I’ve always taken cactuses for granted — I’ve lived in deserts before, and they’re just there, growing all over the place, and familiar part of the landscape. I didn’t think about the fact that they’re an entirely American clade, or that they could be a destructive invasive species elsewhere. I didn’t know that they were a major pest in Australia, along with rabbits and cane toads (Australians keep bringing in alien species that devastate their ecologies, in desperate attempts to counter the previous wave of invaders). So this was an informative video for me.
It’s also an example of where bringing in yet-another-foreign species, in this case moths and scale insects, defeated the problematic invasive species. For now.


We export alien species that devastate ecologies too. How are those fire prone Eucalypts doing in California ?
They did the same thing in South Africa before they did it in Australia.
Prickly Pear cactus was introduced into South Africa in the 1700s. It became an invasive species and took over many areas. They ended that problem in 1932 by introducing insect predators.
I’ve eaten the fruits of Prickly Pears before, harvested from wild plants.
They are very good.
Hmm…the biggest invasive species from 1492 onwards has been Europeans.
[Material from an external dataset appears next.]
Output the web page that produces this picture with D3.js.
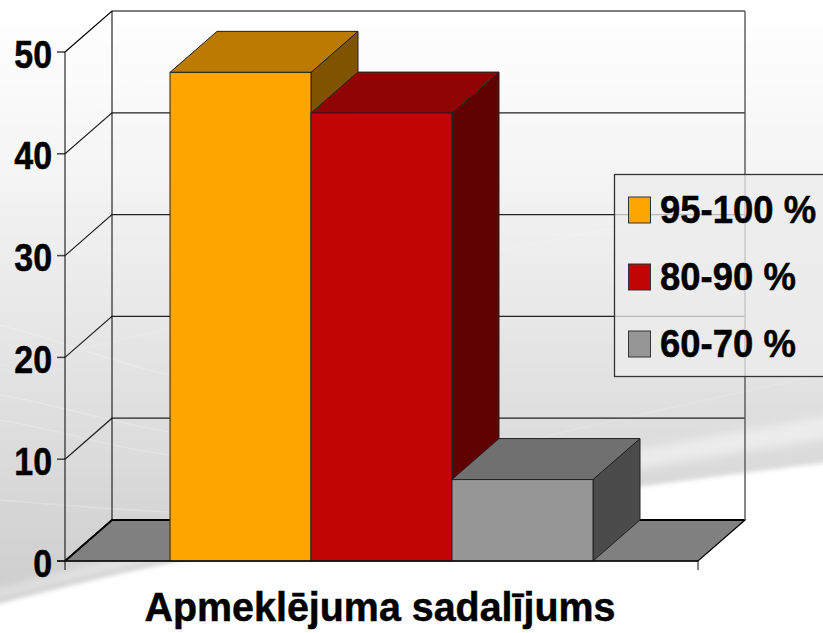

People descended from my country seem especially prone to become bigoted christians or far-right conservatives with destructive consequences for the land.
(With exception for the guy who built the Monitor, he was great)
Whenever humans upset the balance in an ecosystem, it is always a disaster. The human mind is not capable of taking all the myriad of factors into account when they insert a new factor into an ecosystem. I’m sure that, a.i. modeled on the human mind, will also be incapable of meddling successfully with the incredible complexity of an ecosystem. Prime example of human hubris and folly: the deadly biosphere experiment in arizona.
There may be one species that managed to get to the old world without human help. A species that conveniently spreads via birds.
This is also something I always notice in movies and games that are set in the ancient Mediterranean world. They often show Opuntia cacti long before they would be introduced from America.
francesconic — Those Eucs are doing fine but they do like to fall down.
It’s the Acacias that are the real bother when they flower in the Spring. I’ve never suffered from allergies, but when the little stand of Acacia next door to us bloomed this Spring, it hit me hard.
Here’s one from the Marin County naturalist…yeah liberal bastions have those: She says that the Summer time browning of the hills in California is not natural. It’s the result of the native grasses being supplanted by invasive grasses from Europe to feed livestock. The native grasses were long rooted and would stay green all summer. We passed a little plot of native grasses the other day and they were as green as could be.
Anyway, I think it’s all a product of colonialism.
There was an old lady who swallowed a fly…
It’s good that they didn’t try to use the cholla cactus. The spines have backwards facing barbs that require pliers to remove.